Today, we’re expanding our VRP to reward for attack scenarios specific to generative AI. We believe this will incentivize research around AI safety and security, and bring potential issues to light that will ultimately make AI safer for everyone. We’re also expanding our open source security work to make information about AI supply chain security universally discoverable and verifiable.

New technology requires new vulnerability reporting guidelines

As part of expanding VRP for AI, we’re taking a fresh look at how bugs should be categorized and reported. Generative AI raises new and different concerns than traditional digital security, such as the potential for unfair bias, model manipulation or misinterpretations of data (hallucinations). As we continue to integrate generative AI into more products and features, our Trust and Safety teams are leveraging decades of experience and taking a comprehensive approach to better anticipate and test for these potential risks. But we understand that outside security researchers can help us find, and address, novel vulnerabilities that will in turn make our generative AI products even safer and more secure. In August, we joined the White House and industry peers to enable thousands of third-party security researchers to find potential issues at DEF CON’s largest-ever public Generative AI Red Team event. Now, since we are expanding the bug bounty program and releasing additional guidelines for what we’d like security researchers to hunt, we’re sharing those guidelines so that anyone can see what’s “in scope.” We expect this will spur security researchers to submit more bugs and accelerate the goal of a safer and more secure generative AI.

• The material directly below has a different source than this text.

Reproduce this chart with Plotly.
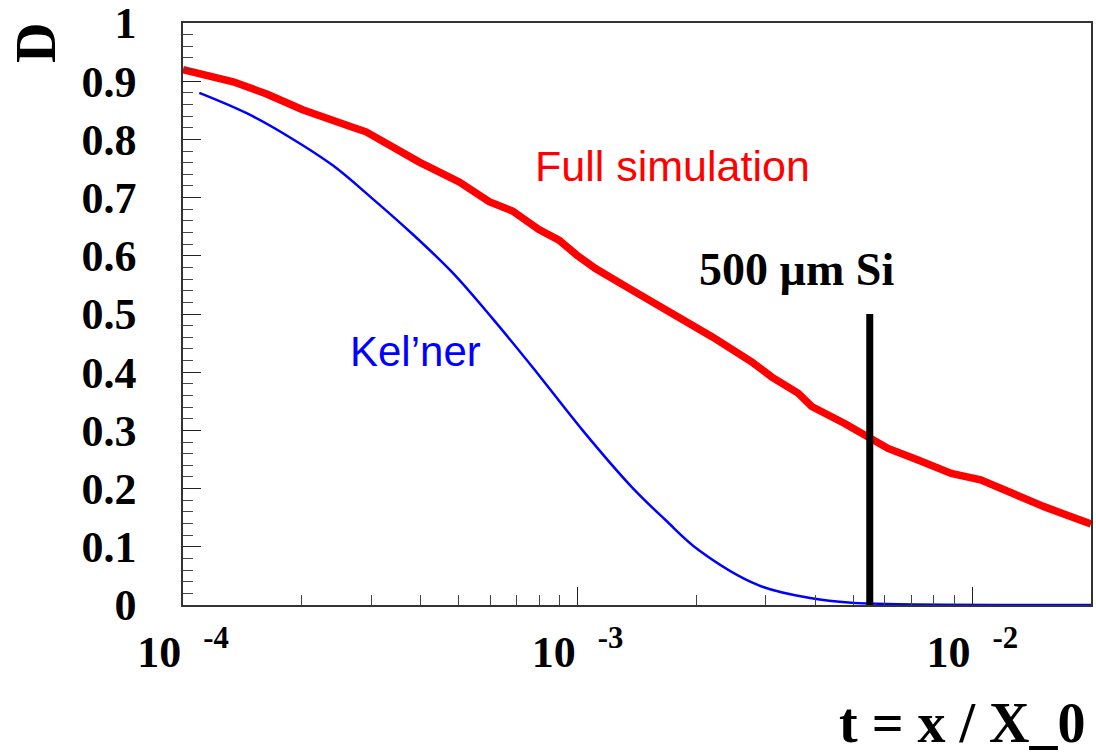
import numpy as np
import plotly.graph_objects as go

# ---- data ----
full_t = [1.0e-4, 1.12e-4, 1.34e-4, 1.63e-4, 2.01e-4, 2.69e-4, 2.91e-4, 3.97e-4, 5.01e-4,
          5.97e-4, 6.84e-4, 7.98e-4, 8.97e-4, 9.96e-4, 1.11e-3, 1.35e-3, 1.80e-3, 2.19e-3,
          2.76e-3, 3.10e-3, 3.62e-3, 3.92e-3, 4.75e-3, 5.45e-3, 6.12e-3, 7.29e-3, 8.85e-3,
          1.05e-2, 1.25e-2, 1.52e-2, 2.0e-2]
full_D = [0.920, 0.911, 0.899, 0.878, 0.851, 0.821, 0.813, 0.761, 0.727,
          0.693, 0.677, 0.645, 0.627, 0.601, 0.578, 0.544, 0.495, 0.461,
          0.418, 0.392, 0.364, 0.341, 0.312, 0.289, 0.269, 0.249, 0.226,
          0.215, 0.192, 0.169, 0.139]

kel_t = [1.10e-4, 1.45e-4, 1.85e-4, 2.40e-4, 3.00e-4, 3.82e-4, 4.82e-4, 6.09e-4,
         7.68e-4, 1.03e-3, 1.37e-3, 1.67e-3, 2.03e-3, 2.87e-3, 3.92e-3, 4.94e-3,
         6.49e-3, 8.5e-3, 1.3e-2, 2.0e-2]
kel_D = [0.880, 0.845, 0.805, 0.755, 0.700, 0.637, 0.571, 0.492,
         0.409, 0.300, 0.203, 0.146, 0.094, 0.034, 0.0115, 0.004,
         0.0015, 0.0004, 0.0, 0.0]

si_t = [0.0055, 0.0055]
si_D = [0.0, 0.5]

x_tickvals = [1e-4, 1e-3, 1e-2]
x_ticktext = ["10\u00a0\u00a0<sup>-4</sup>", "10\u00a0\u00a0<sup>-3</sup>", "10\u00a0\u00a0<sup>-2</sup>"]
y_tickvals = [0, 0.1, 0.2, 0.3, 0.4, 0.5, 0.6, 0.7, 0.8, 0.9, 1.0]
y_ticktext = ["0", "0.1", "0.2", "0.3", "0.4", "0.5", "0.6", "0.7", "0.8", "0.9", "1"]

x_minor = [k * 10.0 ** d for d in (-4, -3, -2) for k in range(2, 10) if k * 10.0 ** d < 0.0199]

fig = go.Figure()
fig.add_trace(go.Scatter(x=kel_t, y=kel_D, mode="lines",
                         line=dict(color="#0000ff", width=2.5, shape="spline", smoothing=1.0),
                         showlegend=False))
fig.add_trace(go.Scatter(x=full_t, y=full_D, mode="lines",
                         line=dict(color="#ff0000", width=7.5),
                         showlegend=False))
fig.add_trace(go.Scatter(x=si_t, y=si_D, mode="lines",
                         line=dict(color="#000000", width=7),
                         showlegend=False))

tickfont = dict(family="Liberation Serif", size=44, color="black", weight="bold")

fig.update_xaxes(type="log", range=[-4, np.log10(0.02)],
                 tickmode="array", tickvals=x_tickvals, ticktext=x_ticktext,
                 ticks="inside", ticklen=18, tickwidth=1.2, tickcolor="#222",
                 minor=dict(tickvals=x_minor, ticks="inside", ticklen=10, tickwidth=1.2, tickcolor="#444"),
                 showline=True, linecolor="#333", linewidth=1.5, mirror=True,
                 showgrid=False, zeroline=False, tickfont=tickfont,
                 ticklabelstandoff=7, ticklabeloverflow="allow")
fig.update_yaxes(range=[0, 1],
                 tickmode="array", tickvals=y_tickvals, ticktext=y_ticktext,
                 ticks="inside", ticklen=18, tickwidth=1.2, tickcolor="#222",
                 minor=dict(dtick=0.02, tick0=0, ticks="inside", ticklen=10, tickwidth=1.2, tickcolor="#444"),
                 showline=True, linecolor="#333", linewidth=1.5, mirror=True,
                 showgrid=False, zeroline=False, tickfont=tickfont,
                 ticklabelstandoff=36, ticklabeloverflow="allow")

L, R, T, B = 183, 5, 23, 150
W, H = 1096, 755
pw, ph = W - L - R, H - T - B

def px(xp):
    return (xp - L) / pw

def py(yp):
    return (H - B - yp) / ph

sans = "Liberation Sans"
fig.add_annotation(x=px(533), y=py(166), xref="paper", yref="paper", text="Full simulation",
                   showarrow=False, xanchor="left", yanchor="middle",
                   font=dict(family=sans, size=43, color="#ff0000"))
fig.add_annotation(x=px(348), y=py(351), xref="paper", yref="paper", text="Kel\u2019ner",
                   showarrow=False, xanchor="left", yanchor="middle",
                   font=dict(family=sans, size=42, color="#0000ff"))
fig.add_annotation(x=px(697), y=py(269), xref="paper", yref="paper", text="500 \u00b5m Si",
                   showarrow=False, xanchor="left", yanchor="middle",
                   font=dict(family="Liberation Serif", size=46, color="black", weight="bold"))
fig.add_annotation(x=px(36), y=py(43), xref="paper", yref="paper", text="D",
                   showarrow=False, xanchor="center", yanchor="middle", textangle=-90,
                   font=dict(family="Liberation Serif", size=56, color="black", weight="bold"))
fig.add_annotation(x=px(1088), y=py(723), xref="paper", yref="paper", text="t = x / X_0",
                   showarrow=False, xanchor="right", yanchor="middle",
                   font=dict(family="Liberation Serif", size=56, color="black", weight="bold"))

fig.update_layout(width=W, height=H, margin=dict(l=L, r=R, t=T, b=B, autoexpand=False),
                  paper_bgcolor="white", plot_bgcolor="white", showlegend=False)

fig.write_html("out.html")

Two new ways to strengthen the AI Supply Chain

We introduced our Secure AI Framework (SAIF) — to support the industry in creating trustworthy applications — and have encouraged implementation through AI red teaming. The first principle of SAIF is to ensure that the AI ecosystem has strong security foundations, and that means securing the critical supply chain components that enable machine learning (ML) against threats like model tampering, data poisoning, and the production of harmful content.

Today, to further protect against machine learning supply chain attacks, we’re expanding our open source security work and building upon our prior collaboration with the Open Source Security Foundation. The Google Open Source Security Team (GOSST) is leveraging SLSA and Sigstore to protect the overall integrity of AI supply chains. SLSA involves a set of standards and controls to improve resiliency in supply chains, while Sigstore helps verify that software in the supply chain is what it claims to be. To get started, today we announced the availability of the first prototypes for model signing with Sigstore and attestation verification with SLSA.

These are early steps toward ensuring the safe and secure development of generative AI — and we know the work is just getting started. Our hope is that by incentivizing more security research while applying supply chain security to AI, we’ll spark even more collaboration with the open source security community and others in industry, and ultimately help make AI safer for everyone.